# [Material]
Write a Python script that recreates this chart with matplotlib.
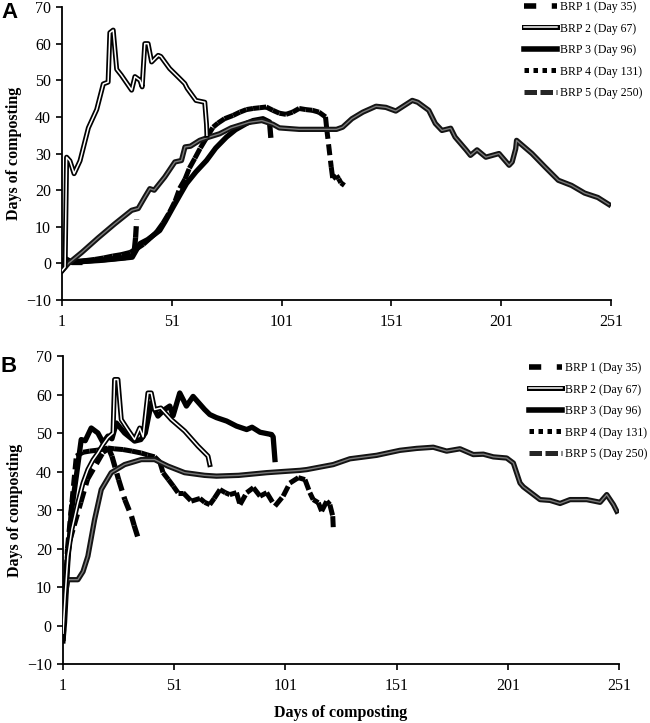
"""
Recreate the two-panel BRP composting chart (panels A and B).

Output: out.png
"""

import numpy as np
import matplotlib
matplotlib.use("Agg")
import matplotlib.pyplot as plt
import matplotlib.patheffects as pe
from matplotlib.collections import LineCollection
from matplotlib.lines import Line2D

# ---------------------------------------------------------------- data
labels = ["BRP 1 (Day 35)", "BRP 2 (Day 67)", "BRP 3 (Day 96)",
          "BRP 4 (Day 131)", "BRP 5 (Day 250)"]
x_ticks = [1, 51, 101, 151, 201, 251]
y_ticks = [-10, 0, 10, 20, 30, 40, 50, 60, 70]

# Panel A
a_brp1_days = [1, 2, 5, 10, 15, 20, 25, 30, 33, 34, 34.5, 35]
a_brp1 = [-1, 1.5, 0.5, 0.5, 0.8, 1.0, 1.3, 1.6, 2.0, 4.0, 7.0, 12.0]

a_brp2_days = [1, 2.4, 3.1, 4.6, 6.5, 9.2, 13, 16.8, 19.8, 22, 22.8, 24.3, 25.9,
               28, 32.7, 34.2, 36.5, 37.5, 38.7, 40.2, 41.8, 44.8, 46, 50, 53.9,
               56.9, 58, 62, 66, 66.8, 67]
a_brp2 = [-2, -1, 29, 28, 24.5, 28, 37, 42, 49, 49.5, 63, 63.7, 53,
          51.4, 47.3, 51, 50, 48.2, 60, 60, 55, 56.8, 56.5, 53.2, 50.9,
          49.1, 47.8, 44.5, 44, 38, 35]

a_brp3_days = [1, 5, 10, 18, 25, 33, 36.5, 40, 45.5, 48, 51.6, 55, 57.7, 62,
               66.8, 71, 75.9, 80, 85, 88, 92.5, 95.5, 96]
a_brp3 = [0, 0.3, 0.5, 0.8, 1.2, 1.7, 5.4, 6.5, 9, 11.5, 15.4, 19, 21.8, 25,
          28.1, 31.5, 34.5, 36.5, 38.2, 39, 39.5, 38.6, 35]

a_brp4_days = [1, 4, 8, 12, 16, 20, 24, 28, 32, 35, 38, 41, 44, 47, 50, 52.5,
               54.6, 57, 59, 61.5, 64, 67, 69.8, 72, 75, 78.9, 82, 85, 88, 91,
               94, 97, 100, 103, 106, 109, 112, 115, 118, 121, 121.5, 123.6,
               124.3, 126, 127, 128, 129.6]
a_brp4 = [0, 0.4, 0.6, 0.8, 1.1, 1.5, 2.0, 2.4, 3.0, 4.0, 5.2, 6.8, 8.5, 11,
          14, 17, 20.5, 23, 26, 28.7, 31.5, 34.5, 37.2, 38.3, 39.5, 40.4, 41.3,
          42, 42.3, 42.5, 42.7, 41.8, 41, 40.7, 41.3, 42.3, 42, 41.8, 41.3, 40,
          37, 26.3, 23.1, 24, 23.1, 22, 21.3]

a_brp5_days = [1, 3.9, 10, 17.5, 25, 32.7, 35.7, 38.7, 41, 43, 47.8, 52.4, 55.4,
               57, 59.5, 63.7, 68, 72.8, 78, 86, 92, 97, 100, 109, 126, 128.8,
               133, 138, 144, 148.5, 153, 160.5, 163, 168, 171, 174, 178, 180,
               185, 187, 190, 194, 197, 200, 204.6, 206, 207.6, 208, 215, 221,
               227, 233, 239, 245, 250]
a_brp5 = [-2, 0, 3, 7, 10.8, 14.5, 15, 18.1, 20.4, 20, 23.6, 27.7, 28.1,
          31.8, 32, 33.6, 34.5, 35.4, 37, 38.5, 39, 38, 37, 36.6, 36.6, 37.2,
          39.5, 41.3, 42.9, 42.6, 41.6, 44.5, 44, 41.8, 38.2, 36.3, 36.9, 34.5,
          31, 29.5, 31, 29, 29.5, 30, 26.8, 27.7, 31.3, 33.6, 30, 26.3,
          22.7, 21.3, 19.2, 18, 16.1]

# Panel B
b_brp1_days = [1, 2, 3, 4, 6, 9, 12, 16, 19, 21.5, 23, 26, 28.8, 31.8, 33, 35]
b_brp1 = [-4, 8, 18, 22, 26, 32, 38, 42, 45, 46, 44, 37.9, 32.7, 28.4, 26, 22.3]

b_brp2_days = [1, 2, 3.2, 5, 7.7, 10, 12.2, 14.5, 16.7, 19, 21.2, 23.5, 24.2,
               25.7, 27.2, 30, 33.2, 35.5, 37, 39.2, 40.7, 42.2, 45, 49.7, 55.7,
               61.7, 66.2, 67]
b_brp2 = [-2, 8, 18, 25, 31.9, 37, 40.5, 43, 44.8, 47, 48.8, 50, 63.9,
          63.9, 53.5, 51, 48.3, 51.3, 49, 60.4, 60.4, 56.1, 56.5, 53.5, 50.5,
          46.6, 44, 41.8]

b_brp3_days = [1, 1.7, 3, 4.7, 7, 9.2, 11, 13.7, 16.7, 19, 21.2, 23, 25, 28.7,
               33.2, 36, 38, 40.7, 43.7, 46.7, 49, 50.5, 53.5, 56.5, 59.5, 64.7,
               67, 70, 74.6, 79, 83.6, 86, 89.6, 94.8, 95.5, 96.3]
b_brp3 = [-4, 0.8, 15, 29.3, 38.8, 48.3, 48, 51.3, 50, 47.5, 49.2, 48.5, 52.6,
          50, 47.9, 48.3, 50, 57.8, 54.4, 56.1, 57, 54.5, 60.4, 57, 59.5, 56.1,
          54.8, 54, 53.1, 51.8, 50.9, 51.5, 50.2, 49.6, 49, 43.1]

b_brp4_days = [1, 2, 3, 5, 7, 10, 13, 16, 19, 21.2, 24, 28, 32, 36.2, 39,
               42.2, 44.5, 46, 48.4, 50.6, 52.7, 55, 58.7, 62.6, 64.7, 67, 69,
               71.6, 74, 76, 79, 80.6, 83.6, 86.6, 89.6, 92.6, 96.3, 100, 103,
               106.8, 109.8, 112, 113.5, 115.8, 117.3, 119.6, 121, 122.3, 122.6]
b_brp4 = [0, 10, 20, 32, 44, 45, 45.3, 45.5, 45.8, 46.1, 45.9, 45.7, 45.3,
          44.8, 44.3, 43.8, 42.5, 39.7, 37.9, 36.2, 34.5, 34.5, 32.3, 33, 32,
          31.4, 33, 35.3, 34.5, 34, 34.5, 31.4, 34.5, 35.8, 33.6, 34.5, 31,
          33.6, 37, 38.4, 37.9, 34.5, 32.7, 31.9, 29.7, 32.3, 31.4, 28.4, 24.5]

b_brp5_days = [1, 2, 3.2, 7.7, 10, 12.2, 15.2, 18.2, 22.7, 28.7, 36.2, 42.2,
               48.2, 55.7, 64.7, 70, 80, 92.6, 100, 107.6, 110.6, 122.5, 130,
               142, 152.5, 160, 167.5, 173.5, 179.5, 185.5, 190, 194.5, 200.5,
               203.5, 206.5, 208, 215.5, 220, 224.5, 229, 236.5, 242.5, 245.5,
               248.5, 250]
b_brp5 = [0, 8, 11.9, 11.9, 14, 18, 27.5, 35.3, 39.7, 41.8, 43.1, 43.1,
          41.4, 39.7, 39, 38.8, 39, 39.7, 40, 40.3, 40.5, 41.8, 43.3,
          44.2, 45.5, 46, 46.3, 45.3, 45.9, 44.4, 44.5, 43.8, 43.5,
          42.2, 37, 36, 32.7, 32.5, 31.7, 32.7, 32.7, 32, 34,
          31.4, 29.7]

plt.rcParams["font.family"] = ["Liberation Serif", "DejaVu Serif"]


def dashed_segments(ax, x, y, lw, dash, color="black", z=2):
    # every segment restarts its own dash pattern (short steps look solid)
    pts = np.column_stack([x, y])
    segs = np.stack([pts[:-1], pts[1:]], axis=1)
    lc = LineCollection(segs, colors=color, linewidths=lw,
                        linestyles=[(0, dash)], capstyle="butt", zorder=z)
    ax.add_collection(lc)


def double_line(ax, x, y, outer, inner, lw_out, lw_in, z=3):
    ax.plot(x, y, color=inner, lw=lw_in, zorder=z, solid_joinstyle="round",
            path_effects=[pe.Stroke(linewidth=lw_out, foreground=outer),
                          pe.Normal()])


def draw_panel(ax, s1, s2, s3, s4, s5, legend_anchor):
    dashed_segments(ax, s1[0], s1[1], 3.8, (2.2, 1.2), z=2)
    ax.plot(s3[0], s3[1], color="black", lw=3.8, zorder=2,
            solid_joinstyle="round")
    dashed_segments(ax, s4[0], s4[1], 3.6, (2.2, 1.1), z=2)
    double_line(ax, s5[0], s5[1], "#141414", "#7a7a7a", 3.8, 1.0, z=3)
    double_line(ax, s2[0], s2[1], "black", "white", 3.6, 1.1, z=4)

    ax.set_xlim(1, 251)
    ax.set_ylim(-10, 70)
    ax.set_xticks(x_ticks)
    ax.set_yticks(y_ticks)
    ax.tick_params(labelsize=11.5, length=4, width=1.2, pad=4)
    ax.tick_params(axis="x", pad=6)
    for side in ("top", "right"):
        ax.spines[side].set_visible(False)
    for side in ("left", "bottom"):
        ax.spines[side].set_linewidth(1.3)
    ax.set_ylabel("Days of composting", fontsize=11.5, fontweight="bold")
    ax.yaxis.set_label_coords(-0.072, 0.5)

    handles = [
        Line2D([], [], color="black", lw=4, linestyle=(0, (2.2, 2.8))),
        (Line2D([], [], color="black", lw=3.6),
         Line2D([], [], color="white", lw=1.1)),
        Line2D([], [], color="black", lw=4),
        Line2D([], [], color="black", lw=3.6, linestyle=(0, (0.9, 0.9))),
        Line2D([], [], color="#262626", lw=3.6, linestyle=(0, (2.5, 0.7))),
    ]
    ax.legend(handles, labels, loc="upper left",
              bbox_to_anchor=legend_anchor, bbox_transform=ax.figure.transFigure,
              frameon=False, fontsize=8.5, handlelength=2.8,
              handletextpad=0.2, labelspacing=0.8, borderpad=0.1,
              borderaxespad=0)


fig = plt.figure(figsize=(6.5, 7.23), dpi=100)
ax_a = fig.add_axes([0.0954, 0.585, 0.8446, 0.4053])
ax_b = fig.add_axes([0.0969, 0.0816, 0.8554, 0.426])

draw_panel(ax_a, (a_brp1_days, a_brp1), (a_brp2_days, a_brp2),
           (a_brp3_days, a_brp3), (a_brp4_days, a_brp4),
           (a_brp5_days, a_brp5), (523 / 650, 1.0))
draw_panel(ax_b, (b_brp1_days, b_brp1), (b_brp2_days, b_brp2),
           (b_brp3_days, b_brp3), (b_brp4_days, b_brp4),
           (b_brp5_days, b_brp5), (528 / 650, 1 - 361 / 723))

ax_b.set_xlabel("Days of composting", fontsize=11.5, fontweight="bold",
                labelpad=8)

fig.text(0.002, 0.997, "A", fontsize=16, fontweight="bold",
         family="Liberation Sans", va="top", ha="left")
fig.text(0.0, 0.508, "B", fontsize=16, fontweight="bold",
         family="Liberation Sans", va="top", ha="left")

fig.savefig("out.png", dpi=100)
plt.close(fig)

# [What to do]
Everything from the top line of the data down to and including the line with "y_ticks = [-10, 0, 10, 20, 30, 40, 50, 60, 70]" is to be copied, except the pictures.

# [Exercise answer]
Write a Python script that recreates this chart with matplotlib.
"""
Recreate the two-panel BRP composting chart (panels A and B).

Output: out.png
"""

import numpy as np
import matplotlib
matplotlib.use("Agg")
import matplotlib.pyplot as plt
import matplotlib.patheffects as pe
from matplotlib.collections import LineCollection
from matplotlib.lines import Line2D

# ---------------------------------------------------------------- data
labels = ["BRP 1 (Day 35)", "BRP 2 (Day 67)", "BRP 3 (Day 96)",
          "BRP 4 (Day 131)", "BRP 5 (Day 250)"]
x_ticks = [1, 51, 101, 151, 201, 251]
y_ticks = [-10, 0, 10, 20, 30, 40, 50, 60, 70]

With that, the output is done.